In case that the image data is printed when the thermosensible paper is hardly left, the thermosensible paper may be used up while the image data is being printed. So, in case that the thermosensible paper is hardly left, the thermal printing device takes the steps of sensing a mark indicating that the remaining length of the thermosensible paper is less than a predetermined length, displaying a message that the thermosensible paper should be replaced, and stopping printing of the image data until the thermosensible paper is newly replaced.
That is, when the remaining length of the thermosensible paper is less than the predetermined length, as mentioned above, the thermal printing device keeps a waiting state until the thermosensible paper is replaced. Printing on the thermosensible paper is carried out in the state where the thermosensible paper is tightly held between the platen roller and the thermal head so that the thermal head is pressed against the platen roller. When waiting for the new thermosensible paper to be replaced, the thermal head is being pressed against the platen roller. Hence, when the thermosensible paper is replaced, it is necessary to take troublesome steps of taking out the old thermosensible paper, mounting the new thermosensible paper, and pressing the thermal head against the platen rollers with the thermosensible paper laid therebetween again.

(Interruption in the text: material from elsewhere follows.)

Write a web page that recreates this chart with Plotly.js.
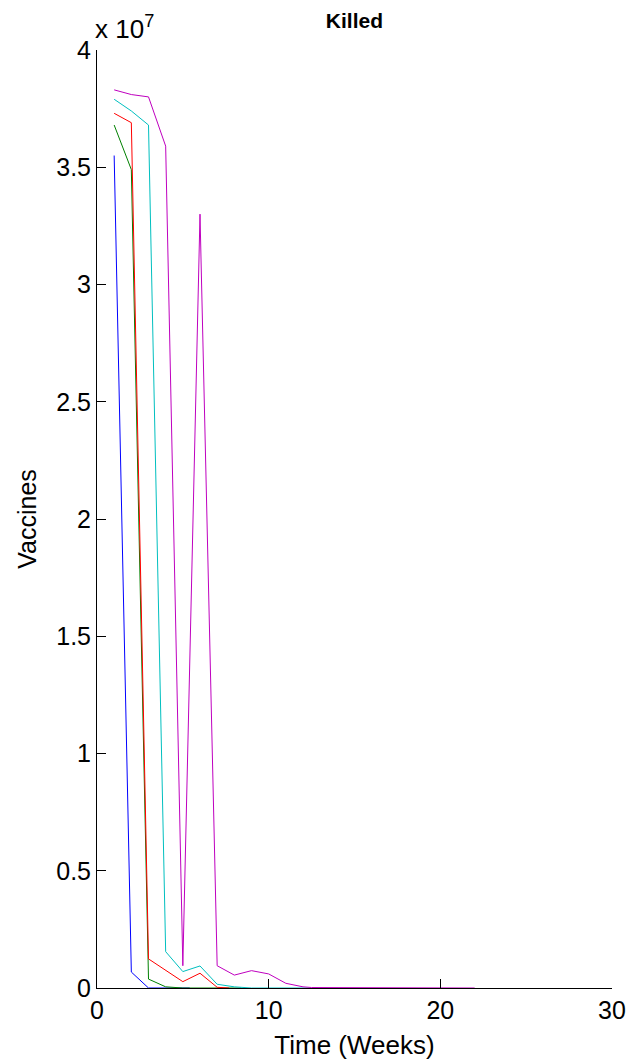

Since the facsimile apparatus intermittently receives the electric picture signals, no one can estimate when a replacement of the thermosensible paper is required. Therefore, some unflavorable situations may take place such as where the replacement of the thermosensible paper is required while the electric picture signals are being received and where a user unfamiliar to handling of the thermosensible paper has to replace the thermosensible paper. In such situations, the burdensome operation is that the thermosensible paper has to be released out of the pressure given by the thermal head and the platen roller. If this operation is skipped, the portion of the thermosensible paper tightly held between the thermal head and the platen roller is torn out when the old thermosensible paper is being replaced, resulting in disadvantageously needing more troublesome operation for removing the torn paper.
In turn, a second disadvantage of the thermal printing device will be described.
As mentioned above, the thermal printing device included in the facsimile apparatus, for example, serves to tightly hold the thermosensible paper between the platen roller and the thermal head. When the image data is received, the platen roller is rotated so that the thermosensible paper is conveyed in one direction and heater elements included in the thermal head is actuated by an electric power. The heater elements are arranged in a vertical manner to the conveying direction of the thermosensible paper and are selectively heated in synchronous to the paper conveyance, resulting in printing the image data on the thermosensible paper.
The thermal printing device of the facsimile apparatus provides a mechanism for temporarily reducing a pressure constantly kept between the thermal head and the platen roller or moving the thermal head for releasing the pressure kept therebetween. For example, the thermosensible paper is formed so that it can fit in a cabinet of the facsimile apparatus. By opening a part of the cabinet, the pressure applied against the thermal head is released. By closing the cabinet, the pressure is applied to the thermal head so that the thermosensible paper is tightly held between the platen roller and the thermal head. Alternatively, it is also possible to provide a pressure-releasing lever by which the pressure can be released.
In the thermal printing device provided in the facsimile apparatus, even when printing is terminated, the platen roller serves to press the thermosensible paper against the thermal head. The force of pressure is as high as 4 Kg for 200 mm length of the thermosensible paper. This force is considered to be relatively high. The facsimile apparatus has to constantly keep the waiting state until the electric picture signals are received. Hence, the pressure is kept for a considerable time.
The platen roller is formed of an elastic material such as rubber so that the thermosensible paper becomes suitable to conveyance and printing. The platen roller pressed by the thermal head for a considerable time is transformed, resulting in causing an eternal compression distortion on the platen roller and implementing no exact printing.
To reduce such an adverse effect, it is necessary to use an expensive rubber material on which an eternal distortion is hardly caused. It results in enhancing the manufacturing cost of the facsimile apparatus. Further, since a larger pressure is caused for a considerable time, the thermal printing device has to be stiff enough to be transformed by the reaction of the platen roller. It is therefore difficult to reduce the thermal printing device in size.
In turn, a third disadvantage of the thermal printing device will be described.
When an abnormal state takes place in conveying the thermosensible paper, printing of the image data cannot be properly carried out in synchronous to the conveyance of the thermosensible paper as well as the thermosensible paper may be stuffed in the conveying direction so that an excessive burden may be applied on the mechanism for conveying the thermosensible paper, resulting in partially damaging the thermal printing device. The thermal printing device, therefore, senses an abnormal state, that is, a paper jam in the conveying direction so that the thermal printing device immediately stops to function if the abnormal state is sensed.
In this case, the thermal printing device stops its operation as it is, that is, in the state that the platen roller is pressed against the thermal head when an abnormal state is sensed in the paper conveying path. In order to remove an abnormal state in the conveying direction, therefore, it is necessary to remove the cause of the abnormal state appearing in the paper conveying path after the pressure caused between the platen roller and the thermal head is released.
In order to remove the abnormal state in the conveying path without releasing the pressure of the thermal head against the platen roller, a portion of the thermosensible paper is torn out as it is tightly held between the thermal head and the platen roller. Hence, it is more difficult to remove the torn portion.